A geographical representation considers the way geoinformation, such as fields and objects, are represented in computers.
A geographic field can be represented by means of a tessellation, a TIN or a vector representation. The choice between them is determined by the requirements of the application in mind. It is more common to use tessellations, notably rasters, for field representation, but vector representations are in use too.
The representation of geographic objects is most naturally supported with vectors. After all, objects are identified by the parameters of location, shape, size and orientation, and many of these parameters can be expressed in terms of vectors.
Besides having geometric, thematic and topological properties, geographic phenomena also change over time and are thus dynamic phenomena. Examples include identifying the owners of a land parcel in 1972, or determining how land cover in a certain area changed from native forest to pasture land over a specific time period. Some features or phenomena change slowly, e.g. geological features or land cover, as in the example just given. Other phenomena change very rapidly, such as the movement of people or atmospheric conditions. For an increasing number of applications, these changes themselves are the key aspect of the phenomenon to be studied. For different applications, different scales of measurement will apply.
Where and when did something happen?
How fast did this change occur?
In which order did the changes occur?
Triangulated Irregular Networks (TINs) is a commonly-used data structure in GIS software. It is a standard implementation techniques for digital terrain models, but it can also be used to represent any continuous field. The principles on which a TIN is based are simple. It is built from a set of locations for which we have a measurement, for instance an elevation. The locations can be arbitrarily scattered in space and are not usually on a regular grid. Any location together with its elevation value can be viewed as a point in three-dimensional space. From these 3D points, we can construct an irregular tessellation made of triangles.
In the practice of spatial data handling, one often comes across questions like “What is the resolution of the data?” or “At what scale is your data set?” Now that we have moved firmly into the digital age, these questions sometimes defy an easy answer. Map scale can be defined as the ratio between the distance on a printed map and the distance of the same stretch in the terrain.
A 1:50,000 scale map means that 1 cm on the map represents 50,000 cm (i.e. 500 m) in the terrain. “Large-scale” means that the ratio is relatively large, so typically it means there is much detail to see, as on a 1:1000 printed map. “Small-scale”, in contrast, means a small ratio, hence less detail, as on a 1:2,500,000 printed map.
Combination of Earth observation data with other types of geospatial data is highly recommended since existing information can be essential for improving the interpretation of remote sensing data.
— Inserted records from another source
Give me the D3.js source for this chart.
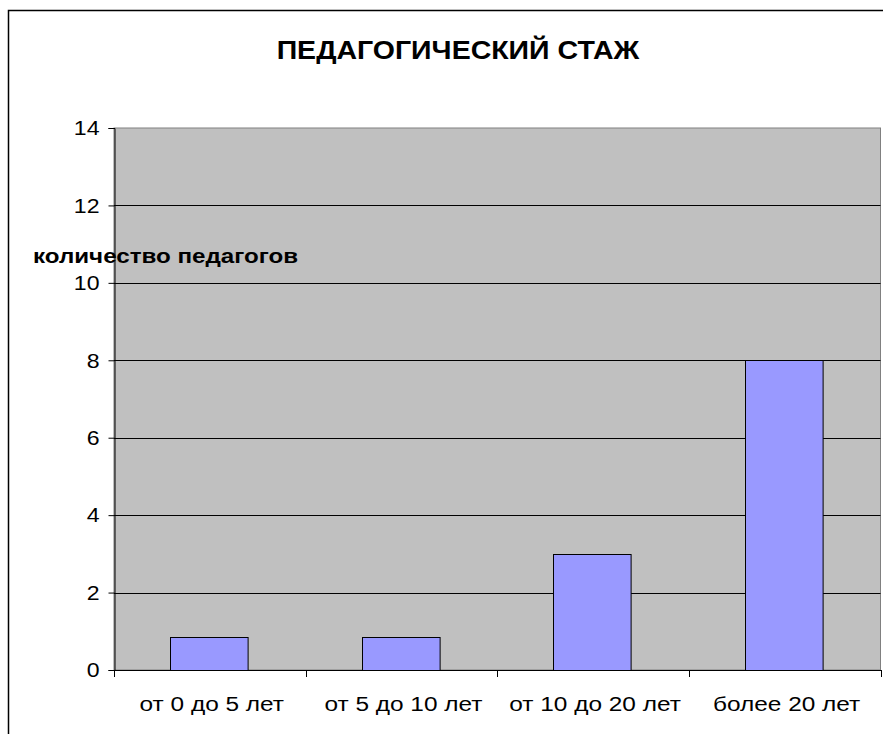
<!DOCTYPE html>
<html>
<head>
<meta charset="utf-8">
<script src="https://cdn.jsdelivr.net/npm/d3@7"></script>
<style>
  body { margin: 0; background: #fff; }
  text { font-family: Arial, "Liberation Sans", sans-serif; }
</style>
</head>
<body>
<div id="chart"></div>
<script>
// chart data
var categories = ["от 0 до 5 лет", "от 5 до 10 лет", "от 10 до 20 лет", "более 20 лет"];
var values = [0.85, 0.85, 3, 8];
var yTicks = [0, 2, 4, 6, 8, 10, 12, 14];

var width = 883;
var height = 734;
var margin = {top: 128, right: 2, bottom: 64, left: 114};

// the original's text is a bit wider than Liberation Sans, so stretch it
function stretch(sel, k) {
  sel.each(function() {
    var w = this.getComputedTextLength();
    d3.select(this)
      .attr("textLength", w * k)
      .attr("lengthAdjust", "spacingAndGlyphs");
  });
}

var svg = d3.select("#chart")
  .append("svg")
    .attr("width", width)
    .attr("height", height);

// outer frame of the chart object (cut off at right and bottom)
svg.append("rect")
  .attr("x", 8.5)
  .attr("y", 10.5)
  .attr("width", 1000)
  .attr("height", 1000)
  .style("fill", "none")
  .style("stroke", "#000")
  .style("stroke-width", 1.5);

var x = d3.scaleBand()
  .domain(categories)
  .range([margin.left, width - margin.right - 0.5])
  .padding(0);

var y = d3.scaleLinear()
  .domain([0, 14])
  .range([height - margin.bottom, margin.top]);

// plot area
svg.append("rect")
  .attr("x", margin.left)
  .attr("y", y(14))
  .attr("width", x.range()[1] - margin.left)
  .attr("height", y(0) - y(14))
  .style("fill", "#c0c0c0")
  .style("stroke", "#808080")
  .style("stroke-width", 1);

// gridlines
svg.append("g")
  .selectAll("line")
  .data(yTicks.filter(function(d) { return d > 0 && d < 14; }))
  .enter()
  .append("line")
    .attr("x1", margin.left)
    .attr("x2", x.range()[1])
    .attr("y1", function(d) { return Math.round(y(d)) + 0.5; })
    .attr("y2", function(d) { return Math.round(y(d)) + 0.5; })
    .style("stroke", "#000")
    .style("stroke-width", 1);

// bars
var barW = x.bandwidth() * 0.405;
svg.append("g")
  .selectAll("rect")
  .data(values)
  .enter()
  .append("rect")
    .attr("x", function(d, i) { return Math.round(x(categories[i]) + (x.bandwidth() - barW) / 2) - 0.5; })
    .attr("y", function(d) { return Math.round(y(d)) + 0.5; })
    .attr("width", barW)
    .attr("height", function(d) { return Math.round(y(0)) - Math.round(y(d)); })
    .style("fill", "#9999ff")
    .style("stroke", "#000")
    .style("stroke-width", 1);

// y axis
var yAxis = svg.append("g")
  .attr("transform", "translate(" + (margin.left + 0.5) + ",0)")
  .call(d3.axisLeft(y).tickValues(yTicks).tickSize(6).tickPadding(9).tickFormat(d3.format("d")));
yAxis.selectAll("text")
  .style("font-size", "21px")
  .style("fill", "#000")
  .call(stretch, 1.1);
yAxis.selectAll("line, path").style("stroke", "#000");

// x axis: ticks at category boundaries
svg.append("line")
  .attr("x1", margin.left)
  .attr("x2", x.range()[1] + 0.5)
  .attr("y1", Math.round(y(0)) + 0.5)
  .attr("y2", Math.round(y(0)) + 0.5)
  .style("stroke", "#000");

var bounds = categories.map(function(c) { return x(c); }).concat([x.range()[1]]);
svg.append("g")
  .selectAll("line")
  .data(bounds)
  .enter()
  .append("line")
    .attr("x1", function(d) { return Math.round(d) + 0.5; })
    .attr("x2", function(d) { return Math.round(d) + 0.5; })
    .attr("y1", y(0))
    .attr("y2", y(0) + 7)
    .style("stroke", "#000");

svg.append("g")
  .selectAll("text")
  .data(categories)
  .enter()
  .append("text")
    .attr("x", function(d) { return x(d) + x.bandwidth() / 2 + 2; })
    .attr("y", 711)
    .attr("text-anchor", "middle")
    .style("font-size", "20.5px")
    .text(function(d) { return d; })
    .call(stretch, 1.19);

// title
svg.append("text")
  .attr("x", 458)
  .attr("y", 59)
  .attr("text-anchor", "middle")
  .style("font-size", "25px")
  .style("font-weight", "bold")
  .text("ПЕДАГОГИЧЕСКИЙ СТАЖ")
  .call(stretch, 1.14);

// y axis title (placed horizontally, as in the original)
svg.append("text")
  .attr("x", 33)
  .attr("y", 263)
  .style("font-size", "21px")
  .style("font-weight", "bold")
  .text("количество педагогов")
  .call(stretch, 1.15);
</script>
</body>
</html>
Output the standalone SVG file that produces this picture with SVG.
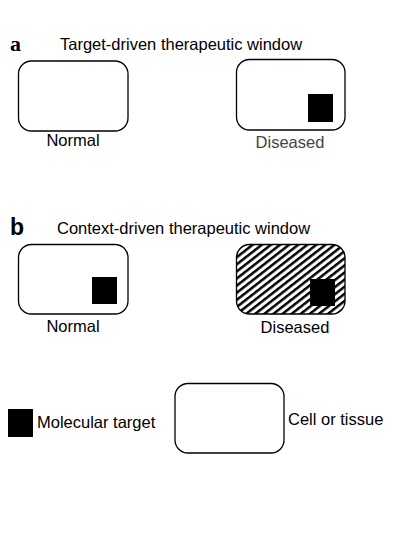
<svg xmlns="http://www.w3.org/2000/svg" width="413" height="543" viewBox="0 0 413 543">
<style>
.cell{fill:#fff;stroke:#000;stroke-width:1.3}
.tgt{fill:#000}
.t{font-family:"Liberation Sans",Arial,sans-serif;font-size:16.5px;fill:#000}
.lab{font-family:"Liberation Sans",Arial,sans-serif;font-size:16.5px;fill:#000;text-anchor:middle}
</style>
<defs>
<pattern id="hatch" patternUnits="userSpaceOnUse" width="5.6" height="10" patternTransform="rotate(52)">
<rect width="5.6" height="10" fill="#fff"/>
<rect x="0" y="0" width="2.5" height="10" fill="#000"/>
</pattern>
</defs>
<rect width="413" height="543" fill="#fff"/>
<g id="panel-a">
<text x="10" y="51" style="font-family:'Liberation Serif',serif;font-weight:bold;font-size:22px">a</text>
<text class="t" x="60" y="50">Target-driven therapeutic window</text>
<g id="a-normal">
<rect class="cell" x="18.5" y="61" width="109.5" height="70" rx="13"/>
<text class="lab" x="73" y="146">Normal</text>
</g>
<g id="a-diseased">
<rect class="cell" x="236.5" y="59.5" width="108.5" height="70.5" rx="13"/>
<rect class="tgt" x="308" y="94" width="25" height="28"/>
<text class="lab" x="290" y="148" style="fill:#444">Diseased</text>
</g>
</g>
<g id="panel-b">
<text x="10" y="235" style="font-family:'Liberation Sans',sans-serif;font-weight:bold;font-size:23px">b</text>
<text class="t" x="57" y="234">Context-driven therapeutic window</text>
<g id="b-normal">
<rect class="cell" x="18.5" y="244.5" width="109.5" height="69.5" rx="13"/>
<rect class="tgt" x="92" y="277" width="25" height="27"/>
<text class="lab" x="73" y="332">Normal</text>
</g>
<g id="b-diseased">
<rect x="236.5" y="244.5" width="108.5" height="69.5" rx="13" fill="url(#hatch)" stroke="#000" stroke-width="1.3"/>
<rect class="tgt" x="310" y="279" width="25" height="27"/>
<text class="lab" x="295" y="333">Diseased</text>
</g>
</g>
<g id="legend">
<g id="legend-target">
<rect class="tgt" x="8" y="409" width="25" height="28"/>
<text class="t" x="37" y="428">Molecular target</text>
</g>
<g id="legend-cell">
<rect class="cell" x="175" y="383.5" width="109" height="69.5" rx="13"/>
<text class="t" x="288" y="425">Cell or tissue</text>
</g>
</g>
<g id="connectors"></g>
</svg>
The automatic classification of agricultural crops from multispectral image data is such an example. Pixel-by-pixel classification usually gives many errors, owing to sensor noise and field heterogeneity. However, if parcel boundaries are known from a GIS database, one can classify all pixels within a field as a group, which reduces the number of misclassifications enormously, provided, of course, that the group as a whole is correctly classified.
Data can be integrated in an almost infinite number of ways. Results from data integration can, again, be combined with other geospatial data to produce yet other new information, and so on.